Many individuals in Texas and elsewhere decide to get divorced due to irreconcilable differences. For instance, perhaps the two parties are constantly in conflict regarding how they spend their money. However, in some cases, the goal of saving money is the driving force behind a divorce.
Legislation that made its debut in 2018 subjects high earners to what is called a marriage penalty. This penalty is essentially greater tax liability for high-income couples who file jointly. These individuals, who make upwards of $612,000 per year, fall within the tax bracket of 37%.
Couples in this situation may want to divorce to reduce their tax liability. However, this type of strategic divorce may have unanticipated ramifications that could impact the pair’s financial security long-term. For example, the two individuals might have to determine how to divide one party’s pension, which may be deemed a marital asset.

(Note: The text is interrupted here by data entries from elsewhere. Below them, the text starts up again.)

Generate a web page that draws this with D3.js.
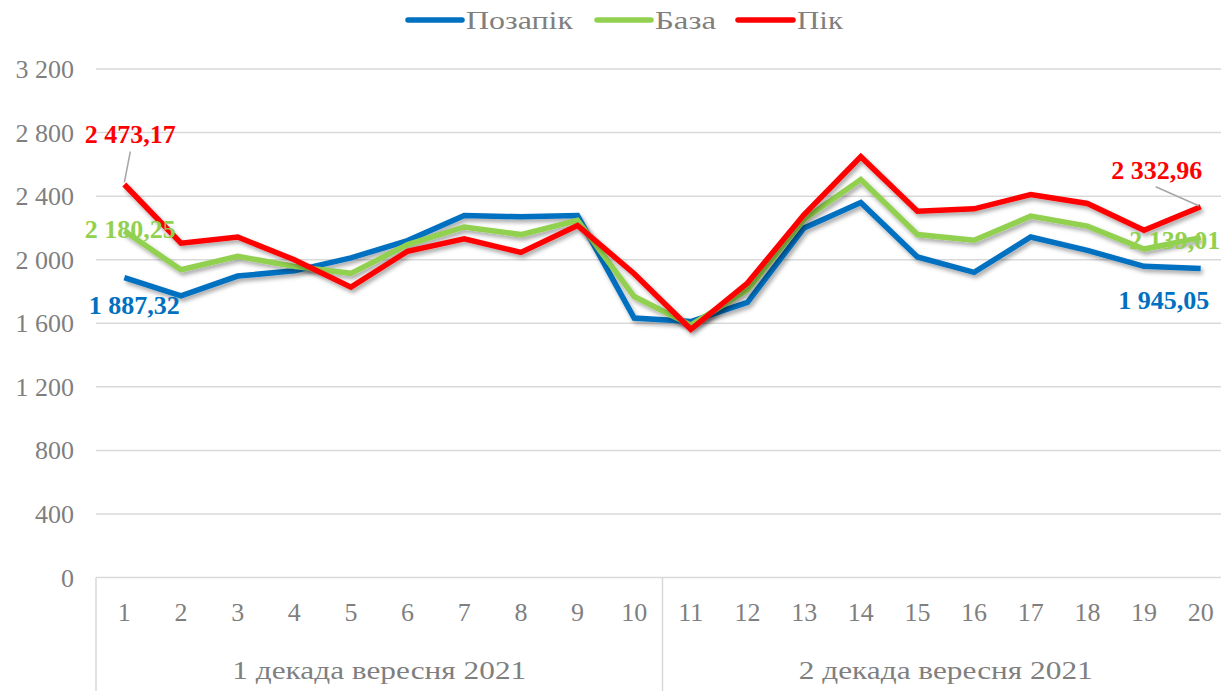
<!DOCTYPE html>
<html><head><meta charset="utf-8">
<script src="https://cdn.jsdelivr.net/npm/d3@7"></script>
<style>
body{margin:0;background:#fff;}
svg{display:block;font-family:"Liberation Serif","Times New Roman",serif;}
</style></head>
<body><svg id="c" width="1221" height="691"></svg>
<script>
const days = ["1","2","3","4","5","6","7","8","9","10","11","12","13","14","15","16","17","18","19","20"];
const groups = ["1 декада вересня 2021","2 декада вересня 2021"];
const seriesNames = ["Позапік","База","Пік"];
const pozapik = [1887.32,1773,1897,1930,2011,2120,2278,2270,2278,1633,1611,1731,2200,2360,2017,1920,2143,2059,1958,1945.05];
const baza    = [2180.25,1937,2021,1958,1914,2095,2206,2158,2248,1768,1588,1810,2255,2505,2158,2122,2274,2211,2067,2139.01];
const pik     = [2473.17,2104,2143,2000,1827,2053,2131,2046,2215,1912,1562,1853,2284,2648,2305,2320,2410,2354,2185,2332.96];
const yTicks = [0,400,800,1200,1600,2000,2400,2800,3200];
const colors = ["#0070C0","#92D050","#FF0000"];

const svg = d3.select("#c");
const x = d3.scaleBand().domain(days).range([96,1229]);
const y = d3.scaleLinear().domain([0,3200]).range([577.5,69]);
const cx = d => x(d) + x.bandwidth()/2;
const grey = "#7f7f7f";
const fmt = v => { const s = d3.format(",")(v); return s.replace(/,/g," "); };

// shadow filter
const defs = svg.append("defs");
const f = defs.append("filter").attr("id","sh").attr("x","-10%").attr("y","-10%").attr("width","120%").attr("height","130%");
f.append("feDropShadow").attr("dx",2).attr("dy",3).attr("stdDeviation",2).attr("flood-color","#000").attr("flood-opacity",0.35);

// gridlines
svg.append("g").selectAll("line").data(yTicks).join("line")
  .attr("x1",96).attr("x2",1221).attr("y1",d=>y(d)).attr("y2",d=>y(d))
  .attr("stroke","#d9d9d9").attr("stroke-width",1.5);

// y labels
svg.append("g").selectAll("text").data(yTicks).join("text")
  .attr("x",74).attr("y",d=>y(d)).attr("dy","0.35em").attr("text-anchor","end")
  .attr("font-size",26).attr("fill",grey).text(d=>fmt(d));

// x separators
const seps = [days[0], days[10]];
svg.append("g").selectAll("line").data(seps).join("line")
  .attr("x1",d=>x(d)).attr("x2",d=>x(d)).attr("y1",577.5).attr("y2",691)
  .attr("stroke","#d9d9d9").attr("stroke-width",1.5);

// category labels
svg.append("g").selectAll("text").data(days).join("text")
  .attr("x",d=>cx(d)).attr("y",612).attr("dy","0.35em").attr("text-anchor","middle")
  .attr("font-size",26).attr("fill",grey).text(d=>d);

// group labels
svg.append("g").selectAll("text").data(groups).join("text")
  .attr("x",(d,i)=>(x(days[i*10]) + x(days[i*10+9]) + x.bandwidth())/2).attr("y",670).attr("dy","0.35em")
  .attr("text-anchor","middle").attr("font-size",26).attr("fill",grey)
  .attr("textLength",294).attr("lengthAdjust","spacingAndGlyphs").text(d=>d);

// lines
const data = [pozapik, baza, pik];
const line = d3.line().x((d,i)=>cx(days[i])).y(d=>y(d));
data.forEach((s,k)=>{
  svg.append("path").datum(s).attr("d",line).attr("fill","none")
    .attr("stroke",colors[k]).attr("stroke-width",5.5).attr("stroke-linejoin","miter")
    .attr("filter","url(#sh)");
});

// leader lines
const first = days[0], last = days[19];
svg.append("line").attr("x1",cx(first)+6).attr("y1",y(pik[0])-33).attr("x2",cx(first)).attr("y2",y(pik[0])-2)
  .attr("stroke","#a6a6a6").attr("stroke-width",1.5);
svg.append("line").attr("x1",cx(last)-45).attr("y1",y(pik[19])-20).attr("x2",cx(last)-2).attr("y2",y(pik[19])-1)
  .attr("stroke","#a6a6a6").attr("stroke-width",1.5);

// data labels
const lbl = (txt, xx, yy, col) => svg.append("text").attr("x",xx).attr("y",yy).attr("dy","0.35em")
  .attr("text-anchor","middle").attr("font-size",26).attr("font-weight","bold").attr("fill",col).text(txt);
const dfmt = v => fmt(Math.floor(v)) + "," + d3.format("02")(Math.round((v-Math.floor(v))*100));
lbl(dfmt(pik[0]), cx(first)+6, y(pik[0])-51, colors[2]);
lbl(dfmt(baza[0]), cx(first)+6, y(baza[0])-2, colors[1]);
lbl(dfmt(pozapik[0]), cx(first)+10, y(pozapik[0])+27, colors[0]);
lbl(dfmt(pik[19]), cx(last)-44, y(pik[19])-37, colors[2]);
lbl(dfmt(baza[19]), cx(last)-26, y(baza[19])+2, colors[1]);
lbl(dfmt(pozapik[19]), cx(last)-37, y(pozapik[19])+31, colors[0]);

// legend
const leg = [{x1:408,x2:462,t:466,w:107},{x1:597,x2:651,t:655,w:61},{x1:738,x2:793,t:797,w:46}];
leg.forEach((l,k)=>{
  svg.append("line").attr("x1",l.x1).attr("x2",l.x2).attr("y1",20).attr("y2",20)
    .attr("stroke",colors[k]).attr("stroke-width",5.5).attr("stroke-linecap","round");
  svg.append("text").attr("x",l.t).attr("y",20).attr("dy","0.35em").attr("font-size",26)
    .attr("fill",grey).attr("textLength",l.w).attr("lengthAdjust","spacingAndGlyphs").text(seriesNames[k]);
});
</script></body></html>
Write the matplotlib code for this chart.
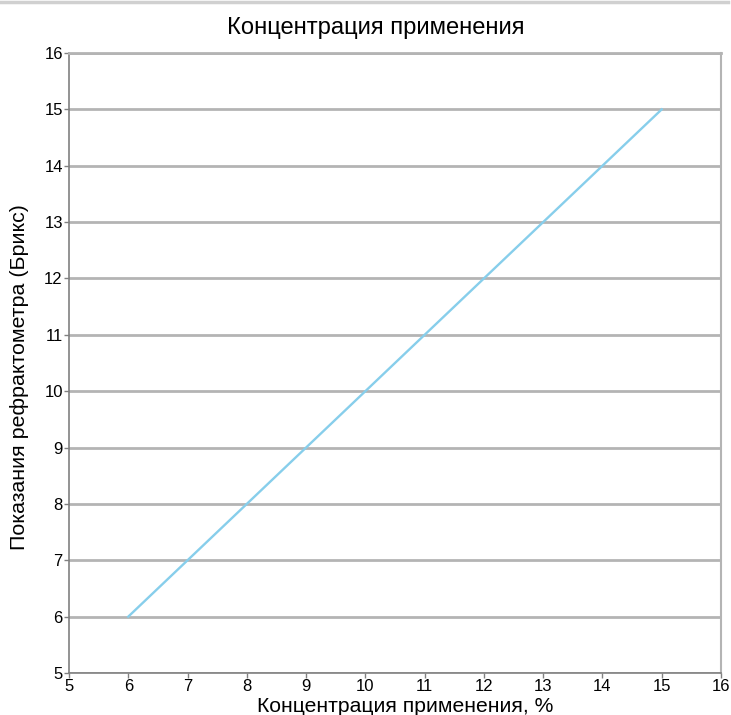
import matplotlib.pyplot as plt
from matplotlib.lines import Line2D

plt.rcParams['font.family'] = ['Liberation Sans', 'DejaVu Sans']

concentration = [6, 7, 8, 9, 10, 11, 12, 13, 14, 15]
brix = [6, 7, 8, 9, 10, 11, 12, 13, 14, 15]
ticks = list(range(5, 17))

fig = plt.figure(figsize=(7.31, 7.15), dpi=100)
ax = fig.add_axes([69 / 731, 1 - 673 / 715, (721 - 69) / 731, (673 - 53) / 715])

ax.plot(concentration, brix, color='#87ceeb', lw=1.7, zorder=3)

ax.set_xlim(5, 16)
ax.set_ylim(5, 16)
ax.set_xticks(ticks)
ax.set_yticks(ticks)
ax.tick_params(labelsize=12, length=3.5, width=1, color='#808080', pad=1)
ax.yaxis.grid(True, color='#b4b4b4', lw=2)
ax.set_axisbelow(True)

for side in ['left', 'bottom']:
    ax.spines[side].set_color('#808080')
    ax.spines[side].set_linewidth(1.2)
ax.spines['top'].set_color('#b4b4b4')
ax.spines['top'].set_linewidth(2)
ax.spines['right'].set_color('#b4b4b4')
ax.spines['right'].set_linewidth(1.5)
ax.spines['bottom'].set_zorder(4)

fig.text(376 / 731, 1 - 34 / 715, 'Концентрация применения', ha='center', va='baseline', fontsize=17.1)
fig.text(405 / 731, 1 - 712 / 715, 'Концентрация применения, %', ha='center', va='baseline', fontsize=15.2)
fig.text(19.5 / 731, 1 - 377 / 715, 'Показания рефрактометра (Брикс)', ha='center', va='center',
         fontsize=15.4, rotation=90)

fig.add_artist(Line2D([0, 728 / 731], [1 - 2 / 715, 1 - 2 / 715], color='#d0d0d0', lw=2.5,
                      transform=fig.transFigure))

fig.savefig('out.png', dpi=100)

In addition, spouses are usually automatic beneficiaries of each other’s 401(k) plans. However, if they divorce, they would have to sign waivers to allow each other to get these funds. Also, if they get into a conflict, it would be relatively easy for the ex-husband, for example, to suddenly remove the ex-wife from his 401(k) account. This would be harder for the two parties to do if they were still married.
No matter why two people decide to get a divorce in Texas, the process can understandably be difficult to navigate. However, an attorney can provide the guidance needed to tackle asset distribution and other potentially complex divorce issues. The attorney’s aim is to make sure that the client’s best interests are protected during all phases of the divorce proceeding.